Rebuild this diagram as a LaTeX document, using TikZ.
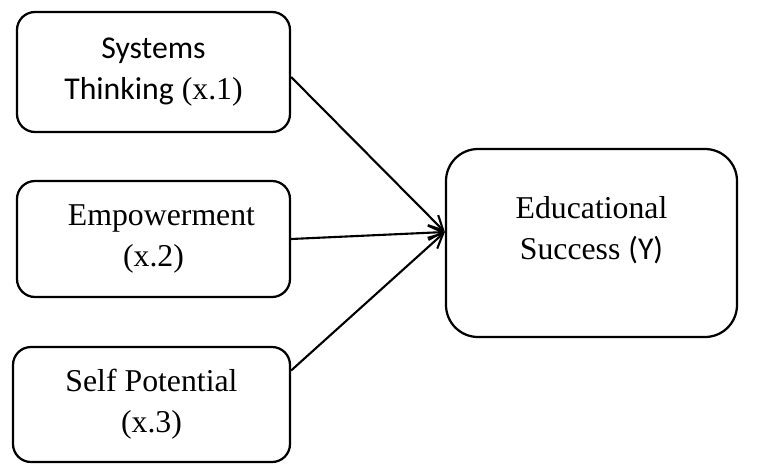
\documentclass[tikz,border=0pt]{standalone}
\usepackage{fontspec}
\setmainfont{Liberation Serif}
\newfontfamily\calibri{Carlito}
\usepackage{tikz}
\usetikzlibrary{arrows.meta,positioning,calc}
\tikzstyle{factor} = [rectangle, rounded corners=0.45cm, minimum width=6.825cm, minimum height=2.9cm, align=center, draw=black, line width=1.6pt, font=\fontsize{22.6}{29}\selectfont]
\tikzstyle{outcome} = [factor, rounded corners=0.8cm, minimum width=7.275cm, minimum height=4.7cm, text depth=0.75cm]
\tikzstyle{arrow} = [line width=1.5pt, -{Straight Barb[length=3.6mm,width=3.6mm]}]

\begin{document}
\begin{tikzpicture}
\useasboundingbox (0,0) rectangle (19.025,-11.6);
% Factors
\node (sys) [factor, minimum height=3cm] at (3.8375,-1.8) {{\calibri Systems}\\{\calibri Thinking} (x.1)};
\node (emp) [factor] at (3.8375,-5.975) {\hspace*{0.4cm}Empowerment\\(x.2)};
\node (self) [factor, minimum width=6.925cm, minimum height=2.875cm] at (3.7875,-10.1125) {Self Potential\\(x.3)};

% Outcome
\node (edu) [outcome] at (14.7875,-6.075) {Educational\\Success {\calibri (Y)}};
\coordinate (target) at ([yshift=0.275cm]edu.west);

% Arrows
\draw[arrow] ([yshift=-0.125cm]sys.east) -- (target);
\draw[arrow] (emp.east) -- (target);
\draw[arrow] ([yshift=0.85cm]self.east) -- (target);
\end{tikzpicture}
\end{document}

### EXERCISE GOAL:
Set down the material exactly, every line of it, except for the pictures.

### THE SOLUTION:
Rebuild this diagram as a LaTeX document, using TikZ.
\documentclass[tikz,border=0pt]{standalone}
\usepackage{fontspec}
\setmainfont{Liberation Serif}
\newfontfamily\calibri{Carlito}
\usepackage{tikz}
\usetikzlibrary{arrows.meta,positioning,calc}
\tikzstyle{factor} = [rectangle, rounded corners=0.45cm, minimum width=6.825cm, minimum height=2.9cm, align=center, draw=black, line width=1.6pt, font=\fontsize{22.6}{29}\selectfont]
\tikzstyle{outcome} = [factor, rounded corners=0.8cm, minimum width=7.275cm, minimum height=4.7cm, text depth=0.75cm]
\tikzstyle{arrow} = [line width=1.5pt, -{Straight Barb[length=3.6mm,width=3.6mm]}]

\begin{document}
\begin{tikzpicture}
\useasboundingbox (0,0) rectangle (19.025,-11.6);
% Factors
\node (sys) [factor, minimum height=3cm] at (3.8375,-1.8) {{\calibri Systems}\\{\calibri Thinking} (x.1)};
\node (emp) [factor] at (3.8375,-5.975) {\hspace*{0.4cm}Empowerment\\(x.2)};
\node (self) [factor, minimum width=6.925cm, minimum height=2.875cm] at (3.7875,-10.1125) {Self Potential\\(x.3)};

% Outcome
\node (edu) [outcome] at (14.7875,-6.075) {Educational\\Success {\calibri (Y)}};
\coordinate (target) at ([yshift=0.275cm]edu.west);

% Arrows
\draw[arrow] ([yshift=-0.125cm]sys.east) -- (target);
\draw[arrow] (emp.east) -- (target);
\draw[arrow] ([yshift=0.85cm]self.east) -- (target);
\end{tikzpicture}
\end{document}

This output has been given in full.